From the first line of the data down to and including the line with "(0,0) rectangle (1131,1503);", copy everything exactly, leaving out pictures.

**SUPPLIED MATERIAL**
━━━━

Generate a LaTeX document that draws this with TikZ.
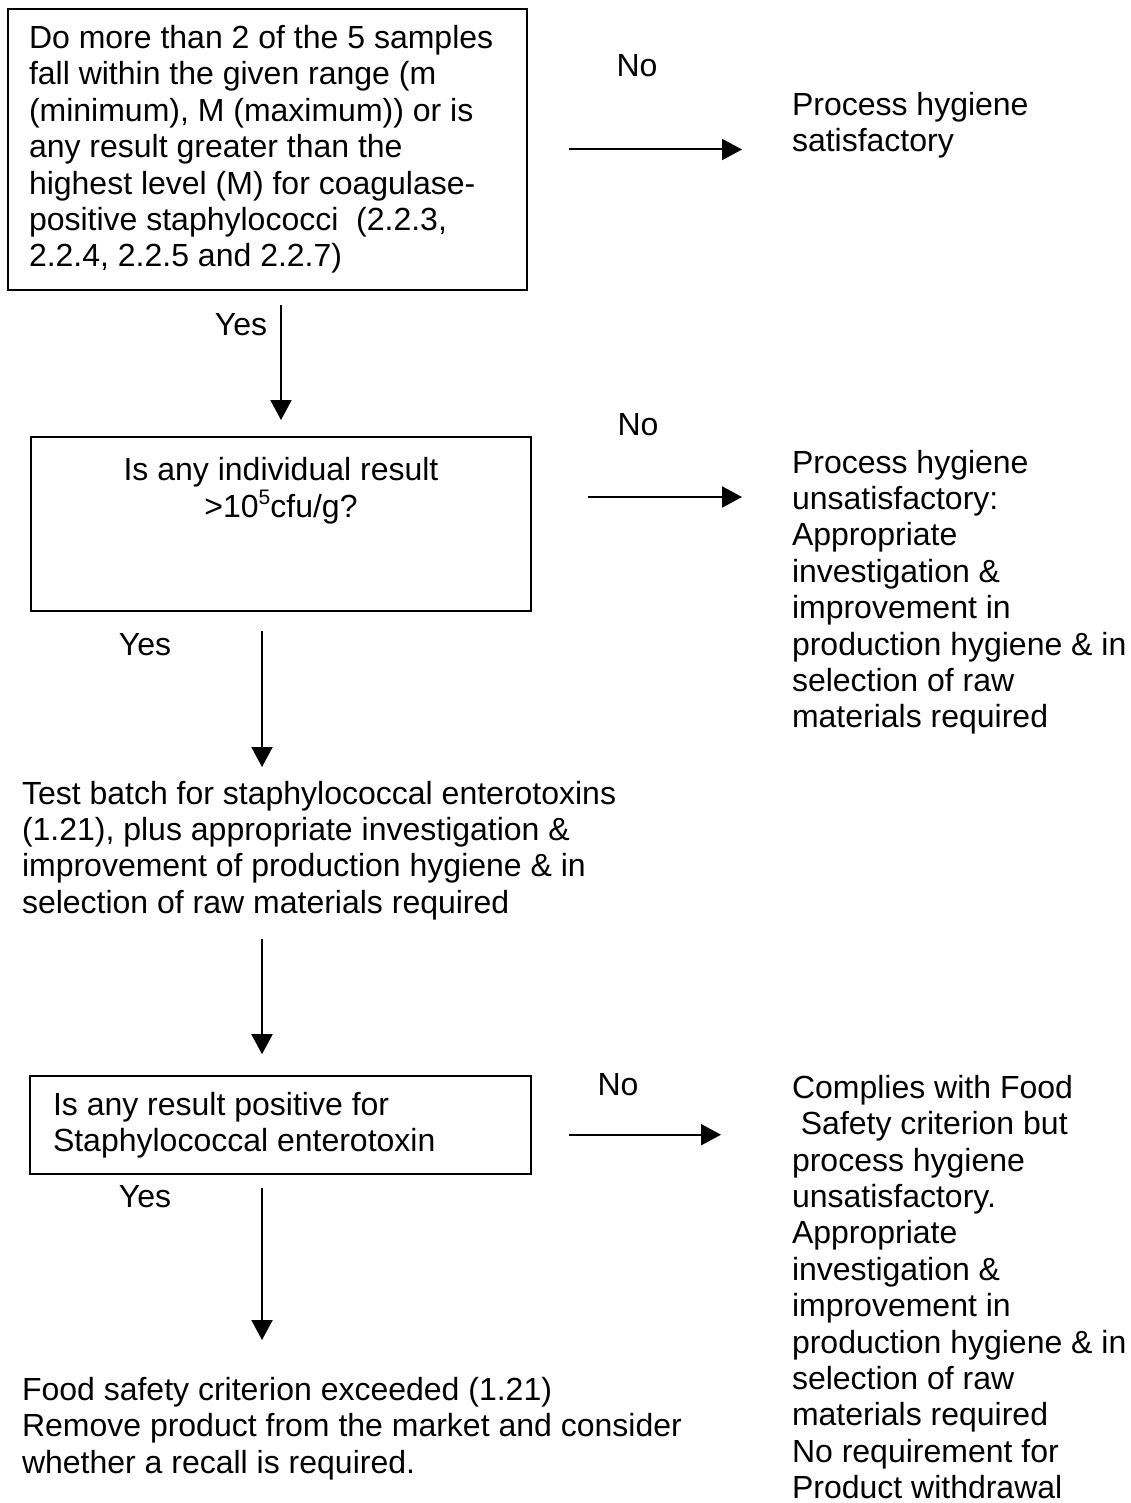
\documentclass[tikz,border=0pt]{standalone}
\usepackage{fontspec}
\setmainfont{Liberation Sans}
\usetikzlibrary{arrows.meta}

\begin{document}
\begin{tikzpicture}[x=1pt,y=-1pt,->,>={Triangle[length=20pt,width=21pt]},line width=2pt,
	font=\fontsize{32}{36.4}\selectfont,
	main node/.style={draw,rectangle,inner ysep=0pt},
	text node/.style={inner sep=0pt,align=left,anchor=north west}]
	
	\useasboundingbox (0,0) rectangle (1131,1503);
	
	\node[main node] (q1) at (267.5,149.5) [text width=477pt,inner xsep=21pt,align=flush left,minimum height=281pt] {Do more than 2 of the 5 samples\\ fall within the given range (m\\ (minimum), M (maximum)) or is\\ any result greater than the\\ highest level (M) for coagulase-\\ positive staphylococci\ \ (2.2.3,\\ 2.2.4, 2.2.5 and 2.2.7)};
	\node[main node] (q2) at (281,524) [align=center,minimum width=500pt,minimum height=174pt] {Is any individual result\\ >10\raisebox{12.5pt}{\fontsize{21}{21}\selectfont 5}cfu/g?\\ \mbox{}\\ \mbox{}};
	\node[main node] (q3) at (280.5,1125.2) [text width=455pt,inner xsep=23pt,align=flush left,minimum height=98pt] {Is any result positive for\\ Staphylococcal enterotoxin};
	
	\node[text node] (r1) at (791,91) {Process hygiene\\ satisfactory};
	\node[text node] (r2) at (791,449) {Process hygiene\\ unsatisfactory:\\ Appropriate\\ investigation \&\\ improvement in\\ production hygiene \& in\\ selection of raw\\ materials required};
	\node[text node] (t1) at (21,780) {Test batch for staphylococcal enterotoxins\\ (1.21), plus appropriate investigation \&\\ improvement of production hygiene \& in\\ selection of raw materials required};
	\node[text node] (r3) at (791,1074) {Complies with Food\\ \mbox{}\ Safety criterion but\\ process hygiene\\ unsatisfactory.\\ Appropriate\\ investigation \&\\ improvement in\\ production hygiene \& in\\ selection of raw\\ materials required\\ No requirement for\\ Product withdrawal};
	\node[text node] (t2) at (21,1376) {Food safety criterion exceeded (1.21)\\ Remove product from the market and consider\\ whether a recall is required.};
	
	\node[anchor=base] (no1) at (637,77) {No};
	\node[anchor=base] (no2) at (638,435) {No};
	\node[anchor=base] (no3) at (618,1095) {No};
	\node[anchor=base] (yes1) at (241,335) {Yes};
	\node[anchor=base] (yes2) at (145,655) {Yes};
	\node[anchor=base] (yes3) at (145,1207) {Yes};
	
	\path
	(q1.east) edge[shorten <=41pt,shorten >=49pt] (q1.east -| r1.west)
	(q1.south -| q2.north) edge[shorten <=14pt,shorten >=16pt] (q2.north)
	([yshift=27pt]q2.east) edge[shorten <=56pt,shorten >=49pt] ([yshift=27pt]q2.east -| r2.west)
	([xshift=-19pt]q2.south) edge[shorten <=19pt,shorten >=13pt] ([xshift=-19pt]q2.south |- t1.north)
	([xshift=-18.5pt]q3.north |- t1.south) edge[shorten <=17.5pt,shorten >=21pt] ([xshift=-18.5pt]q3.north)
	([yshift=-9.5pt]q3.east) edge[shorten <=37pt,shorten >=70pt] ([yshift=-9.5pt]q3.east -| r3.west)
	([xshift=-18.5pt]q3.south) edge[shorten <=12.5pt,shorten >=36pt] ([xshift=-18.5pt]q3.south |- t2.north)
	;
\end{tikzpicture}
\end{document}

━━━━

**WORKED SOLUTION**
Generate a LaTeX document that draws this with TikZ.
\documentclass[tikz,border=0pt]{standalone}
\usepackage{fontspec}
\setmainfont{Liberation Sans}
\usetikzlibrary{arrows.meta}

\begin{document}
\begin{tikzpicture}[x=1pt,y=-1pt,->,>={Triangle[length=20pt,width=21pt]},line width=2pt,
	font=\fontsize{32}{36.4}\selectfont,
	main node/.style={draw,rectangle,inner ysep=0pt},
	text node/.style={inner sep=0pt,align=left,anchor=north west}]
	
	\useasboundingbox (0,0) rectangle (1131,1503);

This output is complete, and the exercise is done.